As cantigas da roda trazem na sua oralidade mensagens de uma vida próxima a natureza “a maré subiu, sobe maré, a maré desceu; desce maré”, “apanha a laranja no chão tico-tico”, “pomba vôo, pomba vôo”, “Biriba é pau pra fazer berimbau”.
Valores éticos da cosmovisão de mundo africana, preservados na Capoeira Angola, como “O Ser integrado ao todo”, nos trazem referenciais do papel do indivíduo não só na sociedade, mas compondo também o ambiente. A complementaridade nos apresenta a idéia que quando nos juntamos nos completamos num coletivo com mais opções, vivências, saberes e práticas e esta troca valoriza e heterogeneidade e diversidade de um grupo.
Comunitarismo tem uma proposta de organização que valoriza a harmonia de uma comunidade como um organismo vivo capaz de solucionar coletivamente suas questões e compartilhar recursos, caminha no sentido contrário da sociedade individualismo atual que gera um consumismo e desperdício de recursos.
Axé é poder de realização ou energia vital que circula em nós e em tudo que tem vida é alimentado e estimulado com outros elementos como a água, as folhas tradicionais, pedras, alimentos... Esse valor se apresenta no mítico de toda expressão cultural e visão de mundo que vem de África e que se desenvolveu na diáspora.
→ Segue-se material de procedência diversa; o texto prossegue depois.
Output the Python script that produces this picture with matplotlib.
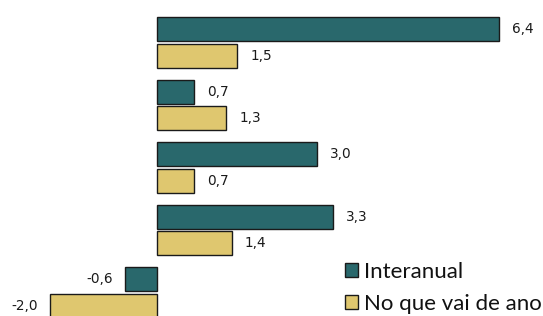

Se formos prestar atenção no momento histórico de 1980 em nosso país veremos o levante de muitos movimentos sociais e circulação de informações em locais como a universidade, aí perceberemos outra tangente entre a Capoeira Angola como Movimento Negro e os movimentos ambientalistas que tomaram outras proporções após a reabertura democrática. Isso cria nos capoeiristas inclusive nos mestres uma consciência e iniciativas práticas de cunho ambientalista.